Mark Rowley
- Full name: Mark Andrew Rowley
- Born: 8 November 1964 (age 61) Pontypridd, Wales
- Height: 6 ft 7 in (201 cm)
- Weight: 261 lb (118 kg)

Rugby union career
- Position: Lock

Senior career
- Years: Team / Apps / (Points)
- 1984–98: Pontypridd / 261 / (?)

International career
- Years: Team / Apps / (Points)
- 1996–97: Wales / 6 / (0)

= Mark Rowley (rugby union) =

Wales international rugby union player & rugby league administrator

Mark Andrew Rowley (born 8 November 1964) is a Welsh former rugby union international who was capped in six Tests for Wales. He is a former chairman and general manager of Wales Rugby League.

Born in Pontypridd, Rowley was a long time servant of Pontypridd RFC, who became the first player to reach 100 Heineken League games. He also had a stint with Cardiff RFC in the late 1980s.

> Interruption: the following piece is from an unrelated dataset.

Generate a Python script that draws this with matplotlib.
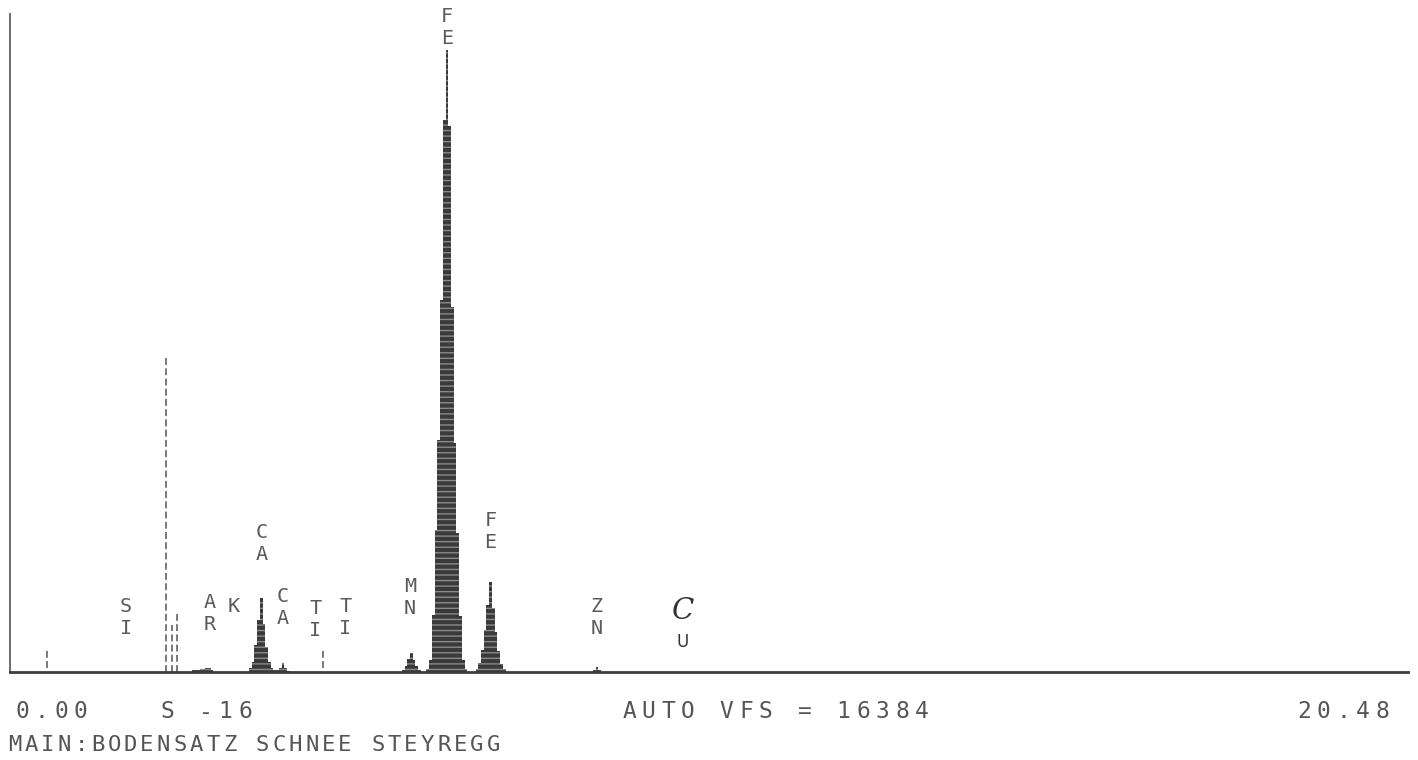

Rowley, a lock, was 32 years of age by the time he was called up to debut for Wales. He had previously been approached by Ireland selectors, as he would qualify through his Irish grandmother, but turned them down due to the long qualification period that would be involved. His first Wales cap came against the touring Springboks in 1996 and he played in three of Wales' four matches in their 1997 Five Nations Championship campaign.